*Exercise brief*
Quote only the lines from the top of the listing below down to and including the line with "return xs, ys".

*Data extract*
........

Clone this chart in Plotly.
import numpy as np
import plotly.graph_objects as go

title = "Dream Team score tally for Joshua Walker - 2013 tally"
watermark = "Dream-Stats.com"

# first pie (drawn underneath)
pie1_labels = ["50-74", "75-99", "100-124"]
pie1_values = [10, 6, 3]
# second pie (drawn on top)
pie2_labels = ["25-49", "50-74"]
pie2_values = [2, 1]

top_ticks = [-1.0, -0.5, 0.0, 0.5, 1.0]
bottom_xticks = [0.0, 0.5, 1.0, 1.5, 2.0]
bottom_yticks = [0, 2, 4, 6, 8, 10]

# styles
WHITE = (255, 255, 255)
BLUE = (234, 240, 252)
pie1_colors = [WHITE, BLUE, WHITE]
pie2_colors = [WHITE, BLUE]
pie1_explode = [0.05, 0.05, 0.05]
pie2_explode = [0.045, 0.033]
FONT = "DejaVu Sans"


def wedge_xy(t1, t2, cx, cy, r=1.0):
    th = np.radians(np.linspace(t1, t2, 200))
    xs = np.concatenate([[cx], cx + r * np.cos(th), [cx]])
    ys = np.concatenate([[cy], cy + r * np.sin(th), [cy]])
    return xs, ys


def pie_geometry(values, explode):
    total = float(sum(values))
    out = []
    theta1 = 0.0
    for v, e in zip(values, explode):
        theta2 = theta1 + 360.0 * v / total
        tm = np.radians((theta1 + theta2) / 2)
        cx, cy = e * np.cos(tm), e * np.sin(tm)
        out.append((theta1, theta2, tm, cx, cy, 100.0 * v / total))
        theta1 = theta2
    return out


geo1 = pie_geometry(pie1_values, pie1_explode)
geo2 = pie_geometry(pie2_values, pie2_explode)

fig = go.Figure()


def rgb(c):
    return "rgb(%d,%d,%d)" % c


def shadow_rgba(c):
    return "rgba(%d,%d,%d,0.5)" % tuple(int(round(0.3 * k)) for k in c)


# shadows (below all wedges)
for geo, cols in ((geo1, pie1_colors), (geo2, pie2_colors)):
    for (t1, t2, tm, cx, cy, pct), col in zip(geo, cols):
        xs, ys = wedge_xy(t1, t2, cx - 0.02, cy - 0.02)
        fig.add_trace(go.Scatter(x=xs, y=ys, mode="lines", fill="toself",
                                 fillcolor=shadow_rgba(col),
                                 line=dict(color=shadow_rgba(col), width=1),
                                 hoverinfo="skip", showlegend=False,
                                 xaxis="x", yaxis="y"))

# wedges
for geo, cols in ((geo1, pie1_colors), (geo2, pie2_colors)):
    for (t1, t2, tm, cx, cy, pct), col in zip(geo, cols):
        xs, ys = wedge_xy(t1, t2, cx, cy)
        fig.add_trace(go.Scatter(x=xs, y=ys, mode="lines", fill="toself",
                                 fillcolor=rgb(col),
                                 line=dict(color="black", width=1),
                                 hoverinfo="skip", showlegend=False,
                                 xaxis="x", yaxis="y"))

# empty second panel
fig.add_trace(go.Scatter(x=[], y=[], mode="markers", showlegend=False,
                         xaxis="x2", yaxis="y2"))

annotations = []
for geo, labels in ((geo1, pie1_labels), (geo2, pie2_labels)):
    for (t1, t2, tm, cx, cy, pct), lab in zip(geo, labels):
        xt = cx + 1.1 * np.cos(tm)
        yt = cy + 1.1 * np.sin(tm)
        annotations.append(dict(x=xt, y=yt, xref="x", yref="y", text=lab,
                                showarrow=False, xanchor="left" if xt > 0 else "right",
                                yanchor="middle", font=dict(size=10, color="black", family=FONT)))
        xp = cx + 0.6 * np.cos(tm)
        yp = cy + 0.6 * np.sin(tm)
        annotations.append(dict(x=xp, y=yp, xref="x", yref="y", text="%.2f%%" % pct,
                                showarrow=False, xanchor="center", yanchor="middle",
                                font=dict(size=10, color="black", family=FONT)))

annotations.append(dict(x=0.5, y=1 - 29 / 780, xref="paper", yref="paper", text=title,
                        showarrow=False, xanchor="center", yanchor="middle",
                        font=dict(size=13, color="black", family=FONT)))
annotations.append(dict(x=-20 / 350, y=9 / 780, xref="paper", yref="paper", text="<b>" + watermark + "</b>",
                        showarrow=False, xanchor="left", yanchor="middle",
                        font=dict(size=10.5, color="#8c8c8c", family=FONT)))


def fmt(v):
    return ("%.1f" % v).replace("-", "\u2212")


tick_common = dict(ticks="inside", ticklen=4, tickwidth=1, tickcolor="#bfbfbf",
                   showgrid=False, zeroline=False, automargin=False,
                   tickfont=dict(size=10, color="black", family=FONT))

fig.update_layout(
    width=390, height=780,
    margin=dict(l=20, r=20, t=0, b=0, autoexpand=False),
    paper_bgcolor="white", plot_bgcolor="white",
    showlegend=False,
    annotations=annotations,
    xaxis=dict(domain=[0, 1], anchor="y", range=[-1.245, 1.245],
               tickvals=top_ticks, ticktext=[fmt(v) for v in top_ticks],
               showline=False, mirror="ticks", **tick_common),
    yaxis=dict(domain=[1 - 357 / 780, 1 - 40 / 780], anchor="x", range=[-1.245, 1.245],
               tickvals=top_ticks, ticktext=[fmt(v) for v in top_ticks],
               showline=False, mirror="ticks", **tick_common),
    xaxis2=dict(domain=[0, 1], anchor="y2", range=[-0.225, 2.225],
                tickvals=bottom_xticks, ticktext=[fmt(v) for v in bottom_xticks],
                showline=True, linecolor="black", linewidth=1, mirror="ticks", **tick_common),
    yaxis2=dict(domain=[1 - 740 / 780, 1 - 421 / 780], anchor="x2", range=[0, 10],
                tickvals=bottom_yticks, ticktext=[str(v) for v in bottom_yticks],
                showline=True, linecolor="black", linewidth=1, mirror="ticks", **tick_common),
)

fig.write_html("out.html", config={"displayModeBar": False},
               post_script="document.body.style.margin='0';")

........

*Exercise solution*
Clone this chart in Plotly.
import numpy as np
import plotly.graph_objects as go

title = "Dream Team score tally for Joshua Walker - 2013 tally"
watermark = "Dream-Stats.com"

# first pie (drawn underneath)
pie1_labels = ["50-74", "75-99", "100-124"]
pie1_values = [10, 6, 3]
# second pie (drawn on top)
pie2_labels = ["25-49", "50-74"]
pie2_values = [2, 1]

top_ticks = [-1.0, -0.5, 0.0, 0.5, 1.0]
bottom_xticks = [0.0, 0.5, 1.0, 1.5, 2.0]
bottom_yticks = [0, 2, 4, 6, 8, 10]

# styles
WHITE = (255, 255, 255)
BLUE = (234, 240, 252)
pie1_colors = [WHITE, BLUE, WHITE]
pie2_colors = [WHITE, BLUE]
pie1_explode = [0.05, 0.05, 0.05]
pie2_explode = [0.045, 0.033]
FONT = "DejaVu Sans"


def wedge_xy(t1, t2, cx, cy, r=1.0):
    th = np.radians(np.linspace(t1, t2, 200))
    xs = np.concatenate([[cx], cx + r * np.cos(th), [cx]])
    ys = np.concatenate([[cy], cy + r * np.sin(th), [cy]])
    return xs, ys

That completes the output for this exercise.